-- Begin Supplied material --

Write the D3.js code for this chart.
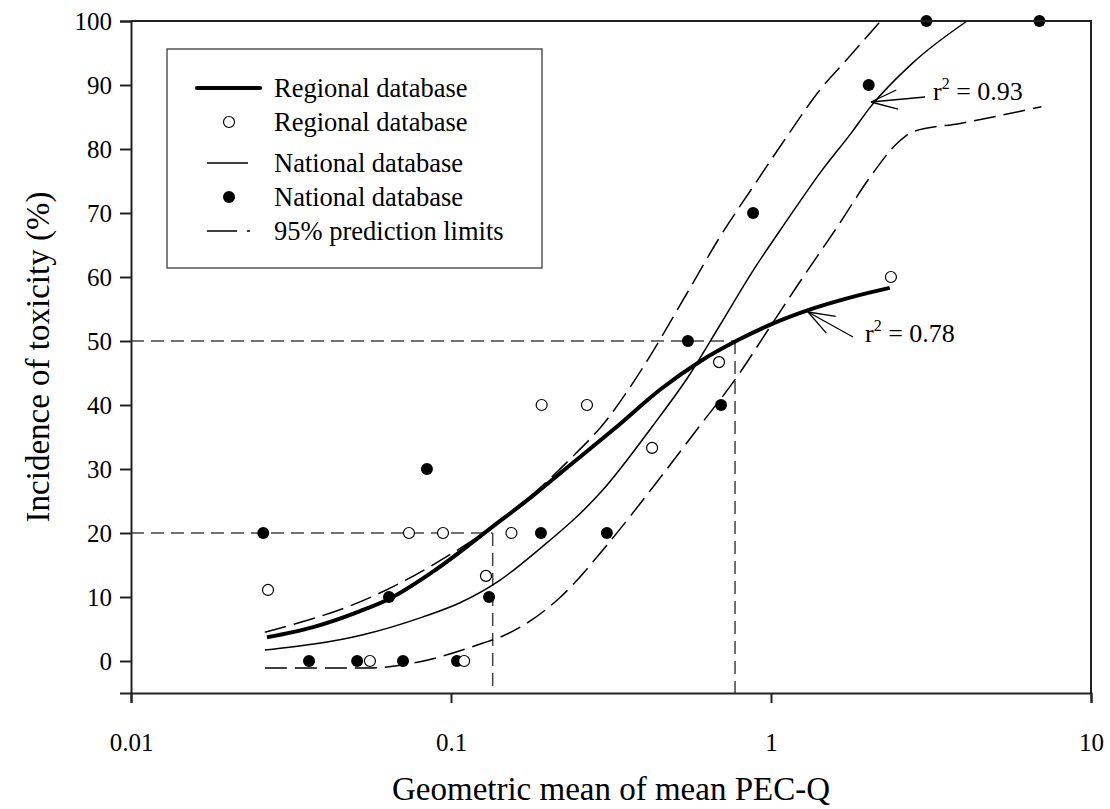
<!DOCTYPE html>
<html>
<head>
<meta charset="utf-8">
<script src="https://cdn.jsdelivr.net/npm/d3@7"></script>
<style>
  body { margin: 0; background: #fff; }
  svg { display: block; }
  svg text { font-family: "Liberation Serif", serif; }
</style>
</head>
<body>
<div id="chart"></div>
<script>
// observed points
const regionalX = [0.0268, 0.0558, 0.1099, 0.0739, 0.0944, 0.1286, 0.1545, 0.192, 0.266, 0.425, 0.688, 2.37];
const regionalY = [11.1, 0, 0, 20, 20, 13.3, 20, 40, 40, 33.3, 46.7, 60];
const nationalX = [0.0259, 0.036, 0.0509, 0.0708, 0.064, 0.0841, 0.1044, 0.1315, 0.191, 0.307, 0.55, 0.698, 0.879, 2.02, 3.06, 6.9];
const nationalY = [20, 0, 0, 0, 10, 30, 0, 10, 20, 20, 50, 40, 70, 90, 100, 100];

// fitted curves
const regFitX = [0.0266, 0.0371, 0.052, 0.064, 0.088, 0.135, 0.18, 0.22, 0.326, 0.453, 0.6, 0.8, 1.0, 1.32, 1.8, 2.35];
const regFitY = [3.7, 5.3, 7.8, 9.7, 14.0, 21, 25.8, 29.4, 36.4, 42.5, 46.8, 50.3, 52.6, 54.9, 56.9, 58.3];
const natFitX = [0.0262, 0.0531, 0.0818, 0.1067, 0.142, 0.187, 0.298, 0.428, 0.558, 0.693, 0.879, 1.12, 1.42, 1.8, 2.04, 2.78, 4.1];
const natFitY = [1.7, 4.1, 6.9, 9.1, 12.6, 17.3, 26.7, 36.8, 44.8, 52.5, 61.0, 68.8, 76.2, 82.8, 86.5, 93.5, 100];
const upperX = [0.0262, 0.0546, 0.1014, 0.135, 0.234, 0.307, 0.381, 0.547, 0.693, 0.879, 1.12, 1.42, 1.72, 2.2];
const upperY = [4.5, 9.7, 16.9, 21, 31.4, 37.7, 44.4, 57.5, 66.3, 74.1, 81.9, 89.2, 93.9, 100];
const lowerX = [0.0262, 0.0546, 0.08, 0.126, 0.142, 0.22, 0.307, 0.428, 0.596, 0.783, 0.993, 1.26, 1.61, 2.04, 2.48, 2.78, 3.9, 7.0];
const lowerY = [-1.1, -1.1, -0.1, 2.8, 3.7, 10, 18.1, 27.2, 36.6, 44.4, 52.2, 60, 67.8, 75.6, 80.9, 82.7, 84, 86.6];

// reference dashed lines (x threshold, y level)
const refX = [0.135, 0.772];
const refY = [20, 50];

const xTicks = [0.01, 0.1, 1, 10];
const yTicks = [0, 10, 20, 30, 40, 50, 60, 70, 80, 90, 100];

const legendItems = ['Regional database', 'Regional database', 'National database', 'National database', '95% prediction limits'];

const width = 1110, height = 809;
const margin = { left: 131, right: 19, top: 21, bottom: 116 };
const serif = '"Liberation Serif", "Times New Roman", serif';

const svg = d3.select('#chart').append('svg')
  .attr('width', width)
  .attr('height', height)
  .attr('font-family', serif);

const x = d3.scaleLog().domain([0.01, 10]).range([margin.left, width - margin.right]);
const y = d3.scaleLinear().domain([-5, 100]).range([height - margin.bottom, margin.top]);

const zip = (xs, ys) => xs.map((v, i) => [v, ys[i]]);

const line = d3.line()
  .x(d => x(d[0]))
  .y(d => y(d[1]))
  .curve(d3.curveMonotoneX);

// reference dashes
refX.forEach((rx, i) => {
  svg.append('line')
    .attr('x1', x(0.01)).attr('x2', x(rx))
    .attr('y1', y(refY[i])).attr('y2', y(refY[i]))
    .attr('stroke', '#444').attr('stroke-width', 1.5)
    .attr('stroke-dasharray', '13,7');
  svg.append('line')
    .attr('x1', x(rx)).attr('x2', x(rx))
    .attr('y1', y(refY[i])).attr('y2', y(-5))
    .attr('stroke', '#444').attr('stroke-width', 1.5)
    .attr('stroke-dasharray', '13,7');
});

// prediction limits
[[upperX, upperY], [lowerX, lowerY]].forEach(([xs, ys]) => {
  svg.append('path')
    .datum(zip(xs, ys))
    .attr('d', line)
    .attr('fill', 'none')
    .attr('stroke', '#000')
    .attr('stroke-width', 1.5)
    .attr('stroke-dasharray', '22,8');
});

// national fit
svg.append('path')
  .datum(zip(natFitX, natFitY))
  .attr('d', line)
  .attr('fill', 'none')
  .attr('stroke', '#000')
  .attr('stroke-width', 1.5);

// regional fit
svg.append('path')
  .datum(zip(regFitX, regFitY))
  .attr('d', line)
  .attr('fill', 'none')
  .attr('stroke', '#000')
  .attr('stroke-width', 4);

// points
svg.append('g').selectAll('circle')
  .data(zip(nationalX, nationalY))
  .join('circle')
  .attr('cx', d => x(d[0]))
  .attr('cy', d => y(d[1]))
  .attr('r', 6)
  .attr('fill', '#000');

svg.append('g').selectAll('circle')
  .data(zip(regionalX, regionalY))
  .join('circle')
  .attr('cx', d => x(d[0]))
  .attr('cy', d => y(d[1]))
  .attr('r', 5.5)
  .attr('fill', '#fff')
  .attr('stroke', '#000')
  .attr('stroke-width', 1.2);

// axes
const xAxis = svg.append('g')
  .attr('transform', `translate(0,${y(-5)})`)
  .call(d3.axisBottom(x).tickValues(xTicks).tickFormat(d3.format('')).tickSize(10).tickPadding(30));
const yAxis = svg.append('g')
  .attr('transform', `translate(${x(0.01)},0)`)
  .call(d3.axisLeft(y).tickValues(yTicks).tickSize(11).tickPadding(8));

[xAxis, yAxis].forEach(g => {
  g.attr('font-family', serif);
  g.select('.domain').attr('stroke', '#222').attr('stroke-width', 2);
  g.selectAll('.tick line').attr('stroke', '#222').attr('stroke-width', 2);
  g.selectAll('.tick text')
    .attr('font-size', 25)
    .attr('fill', '#000');
});
yAxis.selectAll('.tick text').attr('dy', '0.35em');

// top and right frame
svg.append('path')
  .attr('d', `M${x(0.01)},${y(100)}H${x(10)}V${y(-5)}`)
  .attr('fill', 'none')
  .attr('stroke', '#222')
  .attr('stroke-width', 2);

// axis titles
svg.append('text')
  .attr('x', (x(0.01) + x(10)) / 2)
  .attr('y', 800)
  .attr('text-anchor', 'middle')
  .attr('font-size', 33)
  .text('Geometric mean of mean PEC-Q');

svg.append('text')
  .attr('transform', `translate(49,${(y(-5) + y(100)) / 2}) rotate(-90)`)
  .attr('text-anchor', 'middle')
  .attr('font-size', 33)
  .text('Incidence of toxicity (%)');

// r² annotations
function annotate(tip, tail, label, tx, ty) {
  const g = svg.append('g').attr('stroke', '#000').attr('stroke-width', 1.3).attr('fill', 'none');
  g.append('line').attr('x1', tail[0]).attr('y1', tail[1]).attr('x2', tip[0]).attr('y2', tip[1]);
  const ang = Math.atan2(tail[1] - tip[1], tail[0] - tip[0]);
  [-0.35, 0.35].forEach(a => {
    g.append('line')
      .attr('x1', tip[0]).attr('y1', tip[1])
      .attr('x2', tip[0] + 28 * Math.cos(ang + a))
      .attr('y2', tip[1] + 28 * Math.sin(ang + a));
  });
  const t = svg.append('text').attr('x', tx).attr('y', ty).attr('font-size', 26);
  t.append('tspan').text('r');
  t.append('tspan').attr('font-size', 16).attr('dy', -11).text('2');
  t.append('tspan').attr('dy', 11).text(' = ' + label);
}
annotate([871, 102], [925, 97], '0.93', 933, 100);
annotate([808, 312], [853, 337], '0.78', 865, 342);

// legend
const lg = svg.append('g');
lg.append('rect')
  .attr('x', 167).attr('y', 49)
  .attr('width', 375).attr('height', 219)
  .attr('fill', '#fff')
  .attr('stroke', '#555')
  .attr('stroke-width', 1.5);

const rowY = [88, 122, 163, 197, 231];
lg.append('line').attr('x1', 197).attr('x2', 260).attr('y1', rowY[0]).attr('y2', rowY[0])
  .attr('stroke', '#000').attr('stroke-width', 4).attr('stroke-linecap', 'round');
lg.append('circle').attr('cx', 229).attr('cy', rowY[1]).attr('r', 5.5)
  .attr('fill', '#fff').attr('stroke', '#000').attr('stroke-width', 1.2);
lg.append('line').attr('x1', 207).attr('x2', 248).attr('y1', rowY[2]).attr('y2', rowY[2])
  .attr('stroke', '#000').attr('stroke-width', 1.5);
lg.append('circle').attr('cx', 229).attr('cy', rowY[3]).attr('r', 6).attr('fill', '#000');
lg.append('line').attr('x1', 207).attr('x2', 250).attr('y1', rowY[4]).attr('y2', rowY[4])
  .attr('stroke', '#000').attr('stroke-width', 1.5).attr('stroke-dasharray', '30,10');

lg.selectAll('text.item')
  .data(legendItems)
  .join('text')
  .attr('class', 'item')
  .attr('x', 274)
  .attr('y', (d, i) => rowY[i] + 9)
  .attr('font-size', 26.5)
  .text(d => d);
</script>
</body>
</html>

-- End Supplied material --

Task instructions: Reproduce the data above word for word from its first line through the line that holds "82.7, 84, 86.6];", both ends included; skip pictures.

Written answer:
Write the D3.js code for this chart.
<!DOCTYPE html>
<html>
<head>
<meta charset="utf-8">
<script src="https://cdn.jsdelivr.net/npm/d3@7"></script>
<style>
  body { margin: 0; background: #fff; }
  svg { display: block; }
  svg text { font-family: "Liberation Serif", serif; }
</style>
</head>
<body>
<div id="chart"></div>
<script>
// observed points
const regionalX = [0.0268, 0.0558, 0.1099, 0.0739, 0.0944, 0.1286, 0.1545, 0.192, 0.266, 0.425, 0.688, 2.37];
const regionalY = [11.1, 0, 0, 20, 20, 13.3, 20, 40, 40, 33.3, 46.7, 60];
const nationalX = [0.0259, 0.036, 0.0509, 0.0708, 0.064, 0.0841, 0.1044, 0.1315, 0.191, 0.307, 0.55, 0.698, 0.879, 2.02, 3.06, 6.9];
const nationalY = [20, 0, 0, 0, 10, 30, 0, 10, 20, 20, 50, 40, 70, 90, 100, 100];

// fitted curves
const regFitX = [0.0266, 0.0371, 0.052, 0.064, 0.088, 0.135, 0.18, 0.22, 0.326, 0.453, 0.6, 0.8, 1.0, 1.32, 1.8, 2.35];
const regFitY = [3.7, 5.3, 7.8, 9.7, 14.0, 21, 25.8, 29.4, 36.4, 42.5, 46.8, 50.3, 52.6, 54.9, 56.9, 58.3];
const natFitX = [0.0262, 0.0531, 0.0818, 0.1067, 0.142, 0.187, 0.298, 0.428, 0.558, 0.693, 0.879, 1.12, 1.42, 1.8, 2.04, 2.78, 4.1];
const natFitY = [1.7, 4.1, 6.9, 9.1, 12.6, 17.3, 26.7, 36.8, 44.8, 52.5, 61.0, 68.8, 76.2, 82.8, 86.5, 93.5, 100];
const upperX = [0.0262, 0.0546, 0.1014, 0.135, 0.234, 0.307, 0.381, 0.547, 0.693, 0.879, 1.12, 1.42, 1.72, 2.2];
const upperY = [4.5, 9.7, 16.9, 21, 31.4, 37.7, 44.4, 57.5, 66.3, 74.1, 81.9, 89.2, 93.9, 100];
const lowerX = [0.0262, 0.0546, 0.08, 0.126, 0.142, 0.22, 0.307, 0.428, 0.596, 0.783, 0.993, 1.26, 1.61, 2.04, 2.48, 2.78, 3.9, 7.0];
const lowerY = [-1.1, -1.1, -0.1, 2.8, 3.7, 10, 18.1, 27.2, 36.6, 44.4, 52.2, 60, 67.8, 75.6, 80.9, 82.7, 84, 86.6];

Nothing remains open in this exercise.